AMG Aluminum is a world-leading provider of master alloys and grain refiners for the aluminum industry. Headquartered in Wayne, PA, AMG Aluminum has over 300 employees and five ISO 9001 manufacturing plants in the United States, Brazil, England, and China.
AMG Aluminum is a customer-focused, technology-driven organization dedicated to innovation, quality, technical expertise, and rapid response to customer needs. For more than 50 years, AMG Aluminum has earned a trusted reputation for reliable delivery of consistently dependable aluminum grain refiners and master alloys anywhere in the world. Throughout its history, AMG has advanced metallurgical-based technologies to provide innovative solutions for industrial challenges. AMG Aluminum continues that proud tradition today.
The success of the aluminum industry and its end markets are dependent upon alloys that AMG Aluminum delivers. These alloys reduce automobile weight, form various products such as aluminum beverage cans, and increase the performance of electric transmission cables. AMG Aluminum’s development of grain refiners and master alloys has helped facilitate these innovations. AMG’s global technical capabilities in the United States, Brazil, and the United Kingdom have been an integral part of its customers’ successes.
- Grain Refiners (titanium, boron, and carbon-based)
- Hardeners (chromium, copper, magnesium, manganese, nickel, vanadium, silicon, vanadium, zirconium, and others)
- Tablets / compacts (chromium, copper, iron, manganese, titanium, and others)
- Strontium modifiers for hypoeutectic and eutectic aluminum-silicon alloys
- Specialty alloys / Mechanical alloys (beryllium, boron, gallium, lithium, scandium, strontium, and others)
- Chemicals and fluxes (potassium aluminum fluoride, potassium fluoroborate, and others)

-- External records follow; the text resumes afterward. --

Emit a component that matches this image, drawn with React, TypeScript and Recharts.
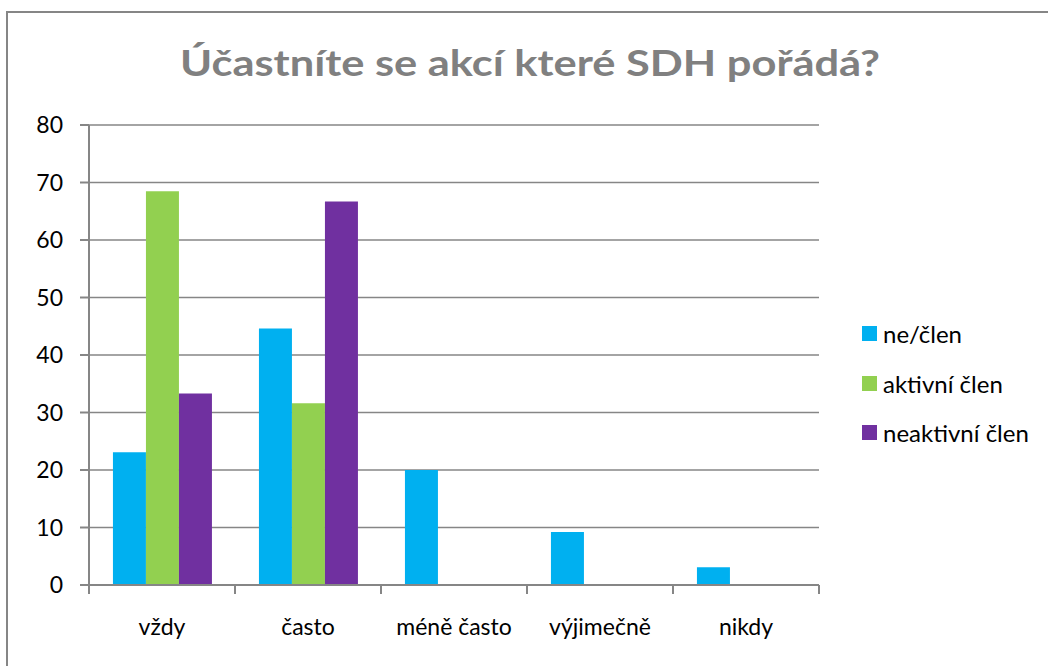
import React from "react";
import { BarChart, Bar, XAxis, YAxis, CartesianGrid } from "recharts";

const categories = ["vždy", "často", "méně často", "výjimečně", "nikdy"];
const nonMember = [23.1, 44.6, 20, 9.2, 3.1];
const activeMember = [68.5, 31.6, 0, 0, 0];
const inactiveMember = [33.3, 66.7, 0, 0, 0];
const yTicks = [0, 10, 20, 30, 40, 50, 60, 70, 80];
const seriesNames = ["ne/člen", "aktivní člen", "neaktivní člen"];
const colors = ["#00B0F0", "#92D050", "#7030A0"];

const data = categories.map((c, i) => ({
  name: c,
  a: nonMember[i],
  b: activeMember[i],
  c: inactiveMember[i],
}));

const W = 1048;
const H = 666;
const M = { top: 125, right: 229, bottom: 21, left: 0 };
const Y_W = 89;
const PLOT_W = W - M.left - M.right - Y_W;
const GRID = "#868686";
const FONT = "Lato, 'Open Sans', sans-serif";

const XTick = (props: any) => {
  const { x, y, payload, index } = props;
  const bw = PLOT_W / categories.length;
  return (
    <g>
      <line x1={x - bw / 2} x2={x - bw / 2} y1={y} y2={y + 9} stroke={GRID} strokeWidth={2} />
      {index === categories.length - 1 && (
        <line x1={x + bw / 2} x2={x + bw / 2} y1={y} y2={y + 9} stroke={GRID} strokeWidth={2} />
      )}
      <text x={x} y={y + 50} textAnchor="middle" fill="#000" fontSize={23} fontFamily={FONT}>
        {payload.value}
      </text>
    </g>
  );
};

export default function App() {
  return (
    <div style={{ position: "absolute", left: 0, top: 0, width: W, height: H, overflow: "hidden", background: "#fff" }}>
      <div
        style={{
          position: "absolute",
          left: 6,
          top: 11,
          width: 1200,
          height: 800,
          border: `2px solid ${GRID}`,
          boxSizing: "border-box",
        }}
      />
      <svg style={{ position: "absolute", left: 0, top: 0 }} width={W} height={110}>
        <text
          x={530}
          y={76}
          textAnchor="middle"
          fill="#808080"
          fontSize={37}
          fontWeight="bold"
          fontFamily={FONT}
          textLength={700}
          lengthAdjust="spacingAndGlyphs"
        >
          Účastníte se akcí které SDH pořádá?
        </text>
      </svg>
      <div style={{ position: "absolute", left: 0, top: 0 }}>
        <BarChart width={W} height={H} data={data} margin={M} barCategoryGap="16.4%" barGap={0}>
          <CartesianGrid vertical={false} stroke={GRID} strokeWidth={1.5} />
          <XAxis
            dataKey="name"
            interval={0}
            tickLine={false}
            tickSize={0}
            tickMargin={0}
            height={60}
            axisLine={{ stroke: GRID, strokeWidth: 2 }}
            tick={<XTick />}
          />
          <YAxis
            width={Y_W}
            domain={[0, 80]}
            ticks={yTicks}
            interval={0}
            tickSize={9}
            tickMargin={17}
            axisLine={{ stroke: GRID, strokeWidth: 2 }}
            tickLine={{ stroke: GRID, strokeWidth: 2 }}
            tick={{ fill: "#000", fontSize: 23, fontFamily: FONT }}
          />
          <Bar dataKey="a" name={seriesNames[0]} fill={colors[0]} isAnimationActive={false} />
          <Bar dataKey="b" name={seriesNames[1]} fill={colors[1]} isAnimationActive={false} />
          <Bar dataKey="c" name={seriesNames[2]} fill={colors[2]} isAnimationActive={false} />
        </BarChart>
      </div>
      <div style={{ position: "absolute", left: 862, top: 309, fontFamily: FONT, fontSize: 24, color: "#000" }}>
        {seriesNames.map((n, i) => (
          <div key={n} style={{ display: "flex", alignItems: "center", height: 49.5 }}>
            <span style={{ width: 15, height: 15, background: colors[i], display: "inline-block", marginRight: 6 }} />
            <span>{n}</span>
          </div>
        ))}
      </div>
    </div>
  );
}
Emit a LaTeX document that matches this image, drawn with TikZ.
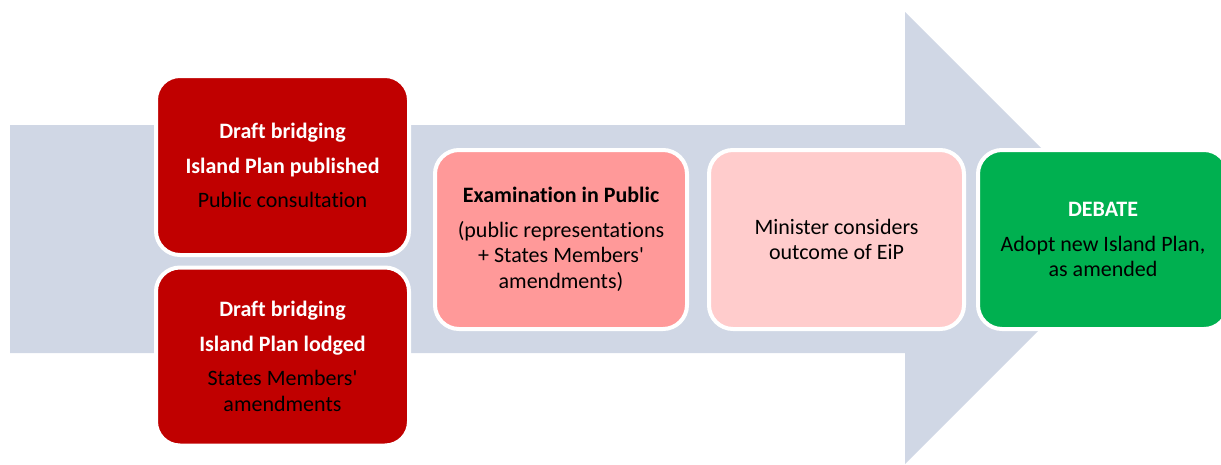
\documentclass[tikz,border=0pt]{standalone}
\usepackage{fontspec}
\setmainfont{Carlito}[Ligatures={TeXOff,NoCommon}]
\usetikzlibrary{positioning}
\definecolor{arrowgrey}{HTML}{D0D7E5}
\definecolor{planred}{HTML}{C00000}
\definecolor{eipred}{HTML}{FF9999}
\definecolor{eippink}{HTML}{FFCCCC}
\definecolor{debategreen}{HTML}{00B050}
\tikzset{
    stagebox/.style={draw=white, line width=4pt, rounded corners=24pt,
        align=center, inner sep=0pt,
        font=\fontsize{22}{25.5}\selectfont},
    headtext/.style={font=\bfseries}
}
\begin{document}
\begin{tikzpicture}[x=1pt,y=-1pt]
    \useasboundingbox (0,0) rectangle (1221,464);
    \fill[arrowgrey] (10,125) -- (905,125) -- (905,12) -- (1131,238)
        -- (905,464) -- (905,353) -- (10,353) -- cycle;
    \node [stagebox, fill=planred, minimum width=253pt, minimum height=179pt]
        (published) at (282.5,165.5)
        {\textcolor{white}{\bfseries Draft bridging}\\[9pt]
         \textcolor{white}{\bfseries Island Plan published}\\[9pt]
         Public consultation};
    \node [stagebox, fill=planred, minimum width=253pt, minimum height=178pt]
        (lodged) at (282.5,356.5)
        {\textcolor{white}{\bfseries Draft bridging}\\[9pt]
         \textcolor{white}{\bfseries Island Plan lodged}\\[9pt]
         States Members'\\amendments};
    \node [stagebox, fill=eipred, minimum width=252pt, minimum height=179pt]
        (eip) at (561,239.5)
        {\textbf{Examination in Public}\\[9pt]
         (public representations\\+ States Members'\\amendments)};
    \node [stagebox, fill=eippink, minimum width=255pt, minimum height=179pt]
        (minister) at (836.5,239.5)
        {Minister considers\\outcome of EiP};
    \node [stagebox, fill=debategreen, minimum width=250pt, minimum height=179pt]
        (debate) at (1103,239.5)
        {\textcolor{white}{\bfseries DEBATE}\\[9pt]
         Adopt new Island Plan,\\as amended};
\end{tikzpicture}
\end{document}
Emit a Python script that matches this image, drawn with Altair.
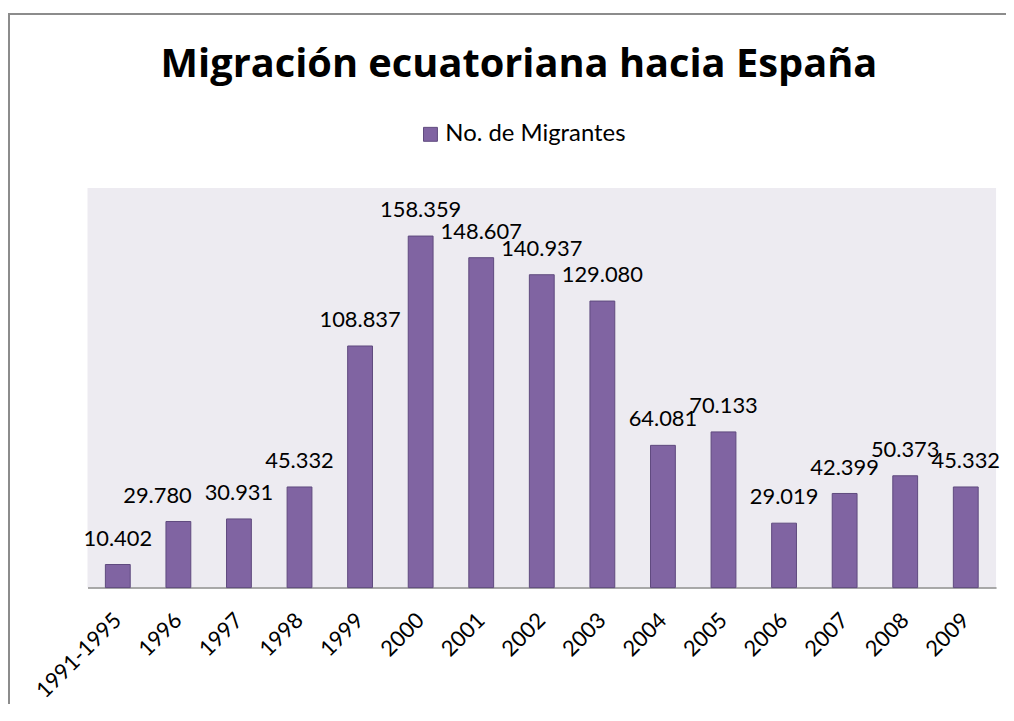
import altair as alt
import pandas as pd

categorias = ["1991-1995", "1996", "1997", "1998", "1999", "2000", "2001", "2002",
              "2003", "2004", "2005", "2006", "2007", "2008", "2009"]
migrantes = [10402, 29780, 30931, 45332, 108837, 158359, 148607, 140937,
             129080, 64081, 70133, 29019, 42399, 50373, 45332]
serie = "No. de Migrantes"

df = pd.DataFrame({"periodo": categorias, "valor": migrantes, "serie": [serie] * len(categorias)})

FONT = "Lato"
PURPLE = "#8064A2"
STROKE = "#5F4A7E"

x_enc = alt.X("periodo:N", sort=categorias, title=None,
              scale=alt.Scale(paddingInner=0.59, paddingOuter=0.295),
              axis=alt.Axis(labelAngle=-45, labelAlign="right", labelBaseline="middle",
                            labelFont=FONT, labelFontSize=22, labelColor="black",
                            labelPadding=29, ticks=False, domainColor="#8C8C8C",
                            domainWidth=1.5, grid=False))
y_enc = alt.Y("valor:Q", title=None, scale=alt.Scale(domain=[0, 180000], nice=False),
              axis=None)

base = alt.Chart(df)

bars = base.mark_bar(stroke=STROKE, strokeWidth=1).encode(
    x=x_enc, y=y_enc,
    color=alt.Color("serie:N", scale=alt.Scale(domain=[serie], range=[PURPLE]),
                    legend=alt.Legend(title=None, orient="none", legendX=333, legendY=-66,
                                      symbolType="square", symbolSize=196,
                                      symbolStrokeColor=STROKE, symbolStrokeWidth=1,
                                      labelFont=FONT, labelFontSize=24, labelColor="black",
                                      labelOffset=3, labelLimit=400, padding=0))
)

label_base = base.transform_calculate(
    etiqueta="replace(format(datum.valor, ','), ',', '.')"
)
label_enc = dict(x=alt.X("periodo:N", sort=categorias), y="valor:Q", text="etiqueta:N")

labels = label_base.transform_filter(alt.datum.periodo != "1996").mark_text(
    font=FONT, fontSize=22, color="black", baseline="alphabetic", dy=-19
).encode(**label_enc)

# Excel nudged this one label left to avoid its neighbour
label_1996 = label_base.transform_filter(alt.datum.periodo == "1996").mark_text(
    font=FONT, fontSize=22, color="black", baseline="alphabetic", dy=-19, dx=-21
).encode(**label_enc)

border_left = alt.Chart(df).mark_rule(color="#8C8C8C", strokeWidth=1.5).encode(
    x=alt.value(-79), y=alt.value(-175), y2=alt.value(560)
)
border_top = alt.Chart(df).mark_rule(color="#8C8C8C", strokeWidth=1.5).encode(
    x=alt.value(-80), x2=alt.value(935), y=alt.value(-175)
)

chart = alt.layer(bars, labels, label_1996, border_left, border_top).properties(
    width=914, height=402,
    autosize=alt.AutoSizeParams(type="none"),
    padding={"left": 80, "top": 179, "right": 10, "bottom": 115},
    title=alt.TitleParams("Migración ecuatoriana hacia España", font="Open Sans", fontSize=40,
                          fontWeight="bold", color="black", anchor="middle", frame="group",
                          baseline="alphabetic", dx=-23, dy=104, offset=0),
    background="white",
).configure_view(fill="#EDEBF1", stroke=None)

chart.save("out.html", embed_options={"renderer": "svg", "actions": False})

Master alloys with a number of different titanium-to-boron or titanium-to-carbon ratios are available to accommodate special conditions which may exist in the user’s plant. In selecting the proper aluminum grain refiner alloy, the user must take into consideration conditions such as the alloy to be treated, the quantity of secondary aluminum used, the desired grain size in the product, and the melting and casting practice used.
Aluminum’s mechanical and physical properties are enhanced with the use of alloying elements. These alloying elements are commonly referred to as hardeners. Aluminum-based master alloys which contain the hardener elements in high concentrations, provide a convenient and economical way to add them to aluminum to achieve desired properties. These master alloys readily go into solution at lower liquid aluminum temperatures, thus minimizing dross formation and solubility of hydrogen. Lower furnace temperatures also mean reduced energy consumption and longer furnace life. Hardeners are available in a number of alloys and in a wide variety of concentrations depending on the alloy. Forms include waffle, slab, and ingot profiles.
With the use of master alloys containing special addition agents, many unique characteristics can be imparted to aluminum alloys.
The electrical conductivity of aluminum can be dramatically improved by the addition of tightly controlled amounts of boron to eliminate the undesirable effects of Cr, Ti, V, and Zr. Aluminum boron master alloys provide a convenient mechanism for making the desired boron addition. Boron is also an effective grain refiner for aluminum silicon alloys.
The use of strontium to “modify” the structure of aluminum silicon alloys to improve soundness and mechanical properties is a very effective and widely accepted practice. Aluminum strontium master alloys provide convenient, stable, and effective sources of strontium.
Master alloys containing beryllium are added to aluminum magnesium melts at low levels to reduce magnesium losses. Small beryllium additions also improve surface quality of DC cast ingot and impart improved mechanical properties to premium quality aluminum castings.
High concentration aluminum hardeners in the form of compacts are a popular method for hardener additions. These products are a mixture of hardener elements such as Mn, Cr, Fe, Ti and Cu compacted with high grade aluminum powder and/or flux. Generally, compacts have a slower recovery time and lower recovery rate than that of master alloys as the elements in question are not in solution with aluminum. Many cast-house operations have adopted practices that include the use of both high concentration compacts and lower concentration master alloys to achieve the desired recovery and productivity results.
Chemicals and fluxes
Potassium Aluminum Fluoride (KAlF4)
Potassium Aluminum Fluoride (KAlF4) is a commercial grade inorganic salt. The material serves as an alternative to conventional fluoride salts. It is used for a variety of applications, including fluxes, the manufacturing of grinding wheels and other abrasives, and as additives in roofing shingles.
Potassium Fluoroborate (KBF4)
Potassium Fluoroborate (KBF4) is a white crystalline salt material. It is offered in granular and fine powder. KBF4 is a key ingredient in grain refining salts for aluminum, and can be used separately or combined with Potassium Titanium Fluoride (K2TiF6) to form a grain refining flux. It is also used as a binder/filler in abrasive products, a key ingredient in “Boronizing” steel, and as a common ingredient in refractories that are pressed or formed into complex shapes for the non-ferrous casting industry. These shapes include spouts, baffles, and other parts used in foundries.